As of early 2005, there were plans to partially demolish this racetrack to make room for a new sports complex to be used for the 2007 Pan American Games. It would have made the track approximately 3.336 km (2.073 mi) long, thus making it too short for most international racing series. However, the FIA's ruling on a track's minimum length is ambiguous. In 2006, despite rumors of the race being cancelled, the Brazilian Stock Car Rio event was contested on a temporary short circuit combining sections of the oval and normal circuits and the start/finish line was moved to the back stretch, which was cut short to make room for the Pan-American games venues.

Another proposal for the circuit was to have both a club permanent circuit, and an international-length half-permanent, half-car park circuit involving that circuit and an extension which utilises the car parks of the park. That would have been designed by Hermann Tilke.

In January 2008 it was announced that the track was to be demolished to allow the city to build an Olympic Training Centre venue for the Rio de Janeiro bid for the 2016 Summer Olympics which Rio was successful in winning.[10]

As of 2008, the 3.336 km (2.073 mi) track[11] comprised the original circuit's second half with a hairpin that connects the previous main straight and back straight. It remained active, with races such as Stock Car's Corrida do Milhão.[12]

The track and adjacent motorsport facilities were finally demolished in November 2012 to make way for new facilities to be used during the 2016 Summer Olympics.

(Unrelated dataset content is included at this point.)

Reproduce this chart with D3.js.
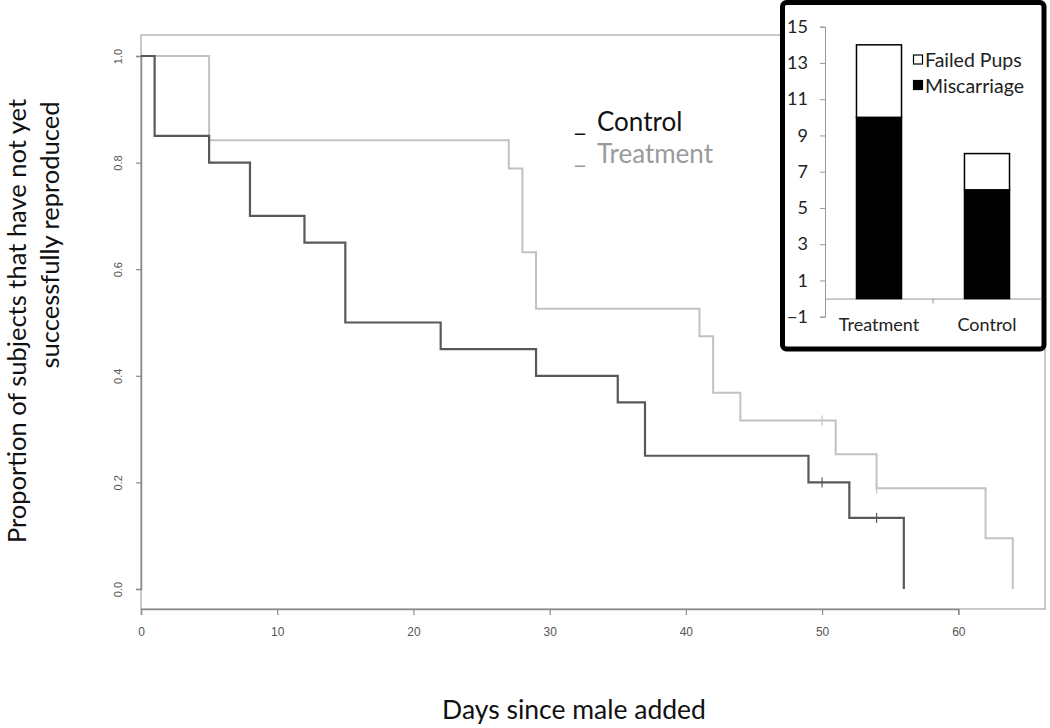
<!DOCTYPE html>
<html>
<head>
<meta charset="utf-8">
<script src="https://cdn.jsdelivr.net/npm/d3@7"></script>
<style>
  html, body { margin: 0; padding: 0; background: #fff; }
  svg { display: block; }
</style>
</head>
<body>
<svg id="chart" width="1050" height="728"></svg>
<script>
// ---- Data ----
const controlTimes = [0, 1, 5, 8, 12, 15, 22, 29, 35, 37, 49, 52, 56];
const controlSurv  = [1, 0.85, 0.80, 0.70, 0.65, 0.50, 0.45, 0.40, 0.35, 0.25, 0.20, 0.1333, 0];
const controlCensor = [50, 54];

const treatTimes = [0, 5, 27, 28, 29, 41, 42, 44, 51, 54, 62, 64];
const treatSurv  = [1, 0.842, 0.789, 0.632, 0.526, 0.474, 0.368, 0.316, 0.253, 0.189, 0.095, 0];
const treatCensor = [50, 54];

const xTicks = [0, 10, 20, 30, 40, 50, 60];
const yTicks = [0, 0.2, 0.4, 0.6, 0.8, 1.0];

const insetCategories = ["Treatment", "Control"];
const miscarriage = [10, 6];
const failedPups = [4, 2];
const insetTicks = [-1, 1, 3, 5, 7, 9, 11, 13, 15];
const insetLegend = ["Failed Pups", "Miscarriage"];

// ---- Setup ----
const svg = d3.select("#chart");
const FONT_T = "Lato, 'Open Sans', sans-serif";
const FONT_R = "'Liberation Sans', Arial, sans-serif";

const x = d3.scaleLinear().domain([0, 60]).range([141, 958.3]);
const y = d3.scaleLinear().domain([0, 1]).range([589, 56]);

// plot box
svg.append("rect")
  .attr("x", 141).attr("y", 35).attr("width", 1045 - 141).attr("height", 609 - 35)
  .attr("fill", "none").attr("stroke", "#b8b8b8").attr("stroke-width", 1.5);

// x axis
const xAxis = d3.axisBottom(x).tickValues(xTicks).tickSize(6).tickFormat(d3.format("d"));
const gx = svg.append("g").attr("transform", "translate(0,609)").call(xAxis);
gx.select(".domain").attr("stroke", "#8a8a8a").attr("stroke-width", 1.5);
gx.selectAll(".tick line").attr("stroke", "#8a8a8a").attr("stroke-width", 1.2);
gx.selectAll(".tick text").attr("font-family", FONT_R).attr("font-size", 12)
  .attr("fill", "#555").attr("y", 18);

// y axis (R-style rotated labels)
const yAxis = d3.axisLeft(y).tickValues(yTicks).tickSize(5).tickFormat(d3.format(".1f"));
const gy = svg.append("g").attr("transform", "translate(141,0)").call(yAxis);
gy.select(".domain").attr("stroke", "#8a8a8a").attr("stroke-width", 1.5);
gy.selectAll(".tick line").attr("stroke", "#8a8a8a").attr("stroke-width", 1.2);
gy.selectAll(".tick text")
  .attr("font-family", FONT_R).attr("font-size", 11).attr("fill", "#555")
  .attr("x", null).attr("dy", null)
  .attr("text-anchor", "middle")
  .attr("transform", "translate(-19,0) rotate(-90)")
  .attr("y", 0);

// ---- Survival curves ----
const stepLine = d3.line().x(d => x(d[0])).y(d => y(d[1])).curve(d3.curveStepAfter);

function survAt(times, surv, t) {
  let v = surv[0];
  for (let i = 0; i < times.length; i++) if (times[i] <= t) v = surv[i];
  return v;
}

function drawCurve(times, surv, censor, color, width) {
  const pts = times.map((t, i) => [t, surv[i]]);
  svg.append("path").datum(pts).attr("d", stepLine)
    .attr("fill", "none").attr("stroke", color).attr("stroke-width", width);
  svg.append("g").selectAll("line").data(censor).join("line")
    .attr("x1", d => x(d)).attr("x2", d => x(d))
    .attr("y1", d => y(survAt(times, surv, d)) - 5)
    .attr("y2", d => y(survAt(times, surv, d)) + 5)
    .attr("stroke", color).attr("stroke-width", 1.2);
}
drawCurve(treatTimes, treatSurv, treatCensor, "#c2c2c2", 2);
drawCurve(controlTimes, controlSurv, controlCensor, "#585858", 2.2);

// ---- Legend ----
const legend = [
  { name: "Control", color: "#111", y: 131 },
  { name: "Treatment", color: "#9a9a9a", y: 163 }
];
const lg = svg.append("g");
lg.selectAll("text.us").data(legend).join("text").attr("class", "us")
  .attr("x", 574).attr("y", d => d.y).text("_")
  .attr("font-family", FONT_T).attr("font-size", 26).attr("fill", d => d.color);
lg.selectAll("text.lab").data(legend).join("text").attr("class", "lab")
  .attr("x", 597).attr("y", d => d.y).text(d => d.name)
  .attr("font-family", FONT_T).attr("font-size", 26).attr("fill", d => d.color);

// ---- Axis titles ----
svg.append("text").attr("x", 574).attr("y", 719).attr("text-anchor", "middle")
  .attr("font-family", FONT_T).attr("font-size", 26.5).attr("fill", "#111")
  .text("Days since male added");
svg.append("text").attr("transform", "translate(26,321) rotate(-90)").attr("text-anchor", "middle")
  .attr("font-family", FONT_T).attr("font-size", 25.5).attr("fill", "#111")
  .text("Proportion of subjects that have not yet");
svg.append("text").attr("transform", "translate(59,235) rotate(-90)").attr("text-anchor", "middle")
  .attr("font-family", FONT_T).attr("font-size", 25.5).attr("fill", "#111")
  .text("successfully reproduced");

// ---- Inset ----
const inset = svg.append("g");
inset.append("rect").attr("x", 782.5).attr("y", 2.5).attr("width", 261.5).attr("height", 346.5)
  .attr("rx", 4).attr("fill", "#fff").attr("stroke", "#000").attr("stroke-width", 5);

const iy = d3.scaleLinear().domain([-1, 15]).range([316.7, 26.7]);
const ix = d3.scaleBand().domain(insetCategories).range([825, 1041])
  .paddingInner(0.583).paddingOuter(0.2915);

const giy = inset.append("g").attr("transform", "translate(825,0)")
  .call(d3.axisLeft(iy).tickValues(insetTicks).tickSize(5).tickFormat(d3.format("d")));
giy.select(".domain").attr("stroke", "#999").attr("stroke-width", 1);
giy.selectAll(".tick line").attr("stroke", "#999");
giy.selectAll(".tick text").attr("font-family", FONT_T).attr("font-size", 18)
  .attr("fill", "#222").attr("x", -17);

// category axis at 0
const gix = inset.append("g").attr("transform", `translate(0,${iy(0)})`)
  .call(d3.axisBottom(ix).tickSize(0).tickFormat(""));
gix.select(".domain").attr("stroke", "#999").attr("stroke-width", 1);
gix.selectAll(".tick").remove();
inset.append("line").attr("x1", (ix.range()[0] + ix.range()[1]) / 2).attr("x2", (ix.range()[0] + ix.range()[1]) / 2)
  .attr("y1", iy(0)).attr("y2", iy(0) + 5).attr("stroke", "#999");
inset.selectAll("text.cat").data(insetCategories).join("text").attr("class", "cat")
  .attr("x", d => ix(d) + ix.bandwidth() / 2).attr("y", 331).attr("text-anchor", "middle")
  .attr("font-family", FONT_T).attr("font-size", 18).attr("fill", "#222").text(d => d);

// stacked bars
const stackData = insetCategories.map((c, i) => ({ cat: c, Miscarriage: miscarriage[i], "Failed Pups": failedPups[i] }));
const stack = d3.stack().keys(["Miscarriage", "Failed Pups"])(stackData);
const fills = { "Miscarriage": "#000", "Failed Pups": "#fff" };
inset.selectAll("g.layer").data(stack).join("g").attr("class", "layer")
  .attr("fill", d => fills[d.key])
  .selectAll("rect").data(d => d).join("rect")
  .attr("x", d => ix(d.data.cat)).attr("width", ix.bandwidth())
  .attr("y", d => iy(d[1])).attr("height", d => iy(d[0]) - iy(d[1]))
  .attr("stroke", "#000").attr("stroke-width", 1.5);

// inset legend
const il = inset.append("g");
il.selectAll("rect").data(insetLegend).join("rect")
  .attr("x", 913.5).attr("y", (d, i) => 55 + i * 25.5).attr("width", 9).attr("height", 9)
  .attr("fill", d => fills[d]).attr("stroke", "#000").attr("stroke-width", 1.2);
il.selectAll("text").data(insetLegend).join("text")
  .attr("x", 925).attr("y", (d, i) => 67 + i * 26)
  .attr("font-family", FONT_T).attr("font-size", 19.5).attr("fill", "#222").text(d => d);
</script>
</body>
</html>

In March 2013 Bernie Ecclestone, CEO of the Formula One Group, said discussions were taking place for the Formula 1 Grand Prix to move from the Interlagos Circuit in São Paulo to Rio de Janeiro and a suitable time for this could be 2016, coinciding with the 2016 Olympic Games. Formula 1 last raced at Rio in 1989 before returning to São Paulo in 1990, where it has been held since. However, no Grand Prix was held in Rio as of 2022.